CBN Seeks Legal Framework as Global Remittances Hit $613bn
In a related development, Emefiele yesterday disclosed plan to conduct a maiden remittances household survey as well as establish a remittances legal and regulatory framework for the country.
Citing statistics from the World Bank, he noted that global remittances had risen gradually over the years to about $613 billion in 2017- with Africa accounting for $72 billion, out of which Nigeria has the lion share as well as ranked among the top five globally.
Emefiele said remittances statistics in the country, gathered from both banking records and staff estimates of informal inflows had proved to be inadequate, explaining that a large chunk of migrants’ remittances pass through informal channels, therefore, unrecorded.

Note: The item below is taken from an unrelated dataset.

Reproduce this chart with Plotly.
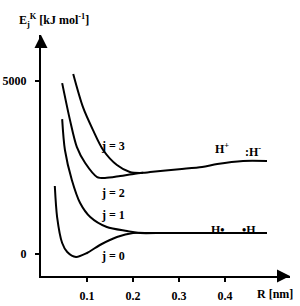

However, he said the survey and regulatory framework being sought would ultimately support improvement in the country’s remittances transactions and boost the quality of data as currently captured in its balance of payments.
Speaking at the opening of a workshop on remittances household surveys which was jointly organised by the CBN and the African Institute for Remittances, Emefiele said: “Nigeria is yet to conduct a household based remittances survey to provide scientific estimates of these inflows.
“In addition, data from banking records also come with some discrepancies due to classification challenges on the part of the reporting institutions.”
According to him, remittances inflows contributes substantially to foreign exchange earnings of developing countries including Nigeria- and exceeds international aids and grants in some cases.
He noted that global remittances had risen gradually over the years to about $613 billion in 2017- with Africa accounting for $72 billion, out of which Nigeria has the lion share as well as ranked among the top five globally.
Represented by the Director, Statistics Department, CBN, Dr. Mohammed Tumala, the central bank boss further stated that the purpose of the meeting was to bring together, officials of the Africa Union (AU) member states to brainstorm and share experiences on how to enhance remittances statistics through the conduct of remittances household surveys.
He added that the country had in recent years taken measures targeted at attracting remittances inflows and contribute to its economic development.
These, according to him included the appointment of a Special Adviser to the President on foreign affairs and diaspora matters and the establishment of the standing committee on diaspora by the legislature.
Other measures included the floating of a $300 million diaspora bond by government and the introduction of electronic Certificate of Capital Importation to Nigerians in the diaspora as well as becoming a member of the International Association of Money Transfer Networks.